• [Problem to solve]: Starting at the first line of the listing below, retype each line up to and including the one that contains "minimum height=62] (amb)". Leave pictures out.

• [Dataset extract]:
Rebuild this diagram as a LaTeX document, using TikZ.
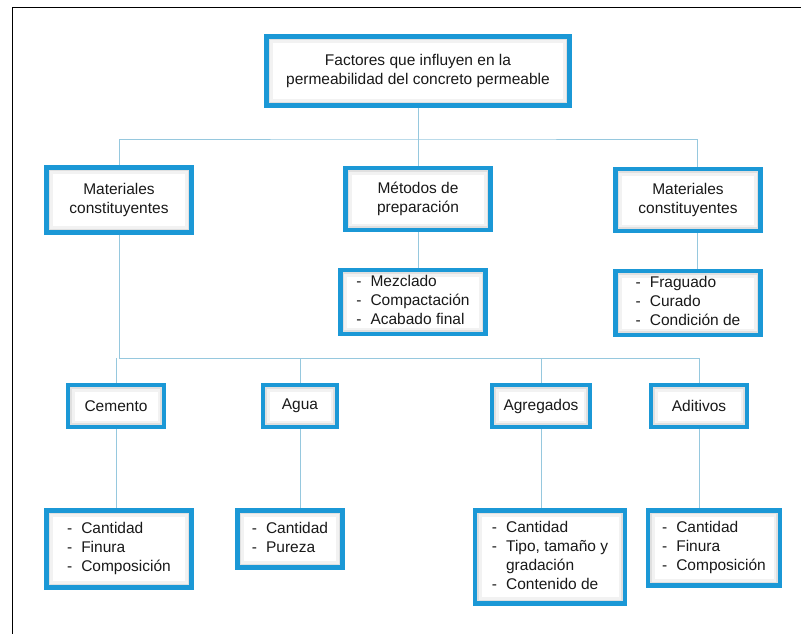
\documentclass[tikz,border=0pt]{standalone}
\usepackage{fontspec}
\setmainfont{Liberation Sans}
\usepackage{tikz}
\definecolor{boxblue}{RGB}{27, 152, 214}
\definecolor{linkblue}{RGB}{150, 200, 222}
\definecolor{textgray}{RGB}{25, 25, 25}

\begin{document}
\begin{tikzpicture}[x=1pt, y=-1pt,
    factor/.style={draw=boxblue, line width=4.3pt, fill=white, align=center,
      text=textgray, font=\fontsize{15.5}{19}\selectfont, inner sep=0pt,
      path picture={
        \draw[gray!10, line width=13pt] (path picture bounding box.south west) rectangle (path picture bounding box.north east);
        \draw[gray!24, line width=7.5pt] (path picture bounding box.south west) rectangle (path picture bounding box.north east);}},
    link/.style={draw=linkblue, line width=0.9pt}]
    \useasboundingbox (0,0) rectangle (801,633);
    \draw[black, line width=1.6pt] (12.5,7.5) rectangle (820,650);

    % top and first level
    \node[factor, minimum width=303, minimum height=69] (top) at (418,71)
        {Factores que influyen en la\\permeabilidad del concreto permeable};
    \node[factor, minimum width=145, minimum height=65] (mat) at (119,200) {Materiales\\constituyentes};
    \node[factor, minimum width=145, minimum height=62] (met) at (418,199) {Métodos de\\preparación};
    \node[factor, minimum width=145, minimum height=62] (amb) at (688,200) {Materiales\\constituyentes};

    % lists under the first level
    \node[factor, minimum width=145, minimum height=64] (metlist) at (413,302)
        {\begin{tabular}{@{}l@{\hspace{9pt}}l@{}}-&Mezclado\\-&Compactación\\-&Acabado final\end{tabular}};
    \node[factor, minimum width=145, minimum height=64] (amblist) at (688,303)
        {\begin{tabular}{@{}l@{\hspace{9pt}}l@{}}-&Fraguado\\-&Curado\\-&Condición de\end{tabular}};

    % constituents
    \node[factor, minimum width=96, minimum height=42] (cem) at (116,406) {Cemento};
    \node[factor, minimum width=74, minimum height=42] (agua) at (300,406) {Agua};
    \node[factor, minimum width=98, minimum height=42] (agr) at (541,406) {Agregados};
    \node[factor, minimum width=96, minimum height=42] (adi) at (699,406) {Aditivos};

    \node[factor, minimum width=145, minimum height=77] (cemlist) at (119,549)
        {\begin{tabular}{@{}l@{\hspace{9pt}}l@{}}-&Cantidad\\-&Finura\\-&Composición\end{tabular}};
    \node[factor, minimum width=105, minimum height=57] (agualist) at (290,539)
        {\begin{tabular}{@{}l@{\hspace{9pt}}l@{}}-&Cantidad\\-&Pureza\end{tabular}};
    \node[factor, minimum width=150, minimum height=93] (agrlist) at (550,557)
        {\begin{tabular}{@{}l@{\hspace{9pt}}l@{}}-&Cantidad\\-&Tipo, tamaño y\\&gradación\\-&Contenido de\end{tabular}};
    \node[factor, minimum width=132, minimum height=75] (adilist) at (714,548)
        {\begin{tabular}{@{}l@{\hspace{9pt}}l@{}}-&Cantidad\\-&Finura\\-&Composición\end{tabular}};

    % connectors
    \coordinate (j1) at (418,139);
    \coordinate (j2) at (699,358);
    \draw[link] (top.south) -- (j1);
    \draw[link] (mat.north) |- (j1) -| ([xshift=9pt]amb.north);
    \draw[link] (met.north) -- (j1);
    \draw[link] (met.south) -- (met.south |- metlist.north);
    \draw[link] ([xshift=9pt]amb.south) -- ([xshift=9pt]amb.south |- amblist.north);
    \draw[link] (mat.south) |- (j2) -- (adi.north);
    \draw[link] (cem.north) -- (cem.north |- j2);
    \draw[link] (agua.north) -- (agua.north |- j2);
    \draw[link] (agr.north) -- (agr.north |- j2);
    \draw[link] (cem.south) -- (cem.south |- cemlist.north);
    \draw[link] (agua.south) -- (agua.south |- agualist.north);
    \draw[link] (agr.south) -- (agr.south |- agrlist.north);
    \draw[link] (adi.south) -- (adi.south |- adilist.north);
\end{tikzpicture}
\end{document}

• [Completed task]:
Rebuild this diagram as a LaTeX document, using TikZ.
\documentclass[tikz,border=0pt]{standalone}
\usepackage{fontspec}
\setmainfont{Liberation Sans}
\usepackage{tikz}
\definecolor{boxblue}{RGB}{27, 152, 214}
\definecolor{linkblue}{RGB}{150, 200, 222}
\definecolor{textgray}{RGB}{25, 25, 25}

\begin{document}
\begin{tikzpicture}[x=1pt, y=-1pt,
    factor/.style={draw=boxblue, line width=4.3pt, fill=white, align=center,
      text=textgray, font=\fontsize{15.5}{19}\selectfont, inner sep=0pt,
      path picture={
        \draw[gray!10, line width=13pt] (path picture bounding box.south west) rectangle (path picture bounding box.north east);
        \draw[gray!24, line width=7.5pt] (path picture bounding box.south west) rectangle (path picture bounding box.north east);}},
    link/.style={draw=linkblue, line width=0.9pt}]
    \useasboundingbox (0,0) rectangle (801,633);
    \draw[black, line width=1.6pt] (12.5,7.5) rectangle (820,650);

    % top and first level
    \node[factor, minimum width=303, minimum height=69] (top) at (418,71)
        {Factores que influyen en la\\permeabilidad del concreto permeable};
    \node[factor, minimum width=145, minimum height=65] (mat) at (119,200) {Materiales\\constituyentes};
    \node[factor, minimum width=145, minimum height=62] (met) at (418,199) {Métodos de\\preparación};
    \node[factor, minimum width=145, minimum height=62] (amb) at (688,200) {Materiales\\constituyentes};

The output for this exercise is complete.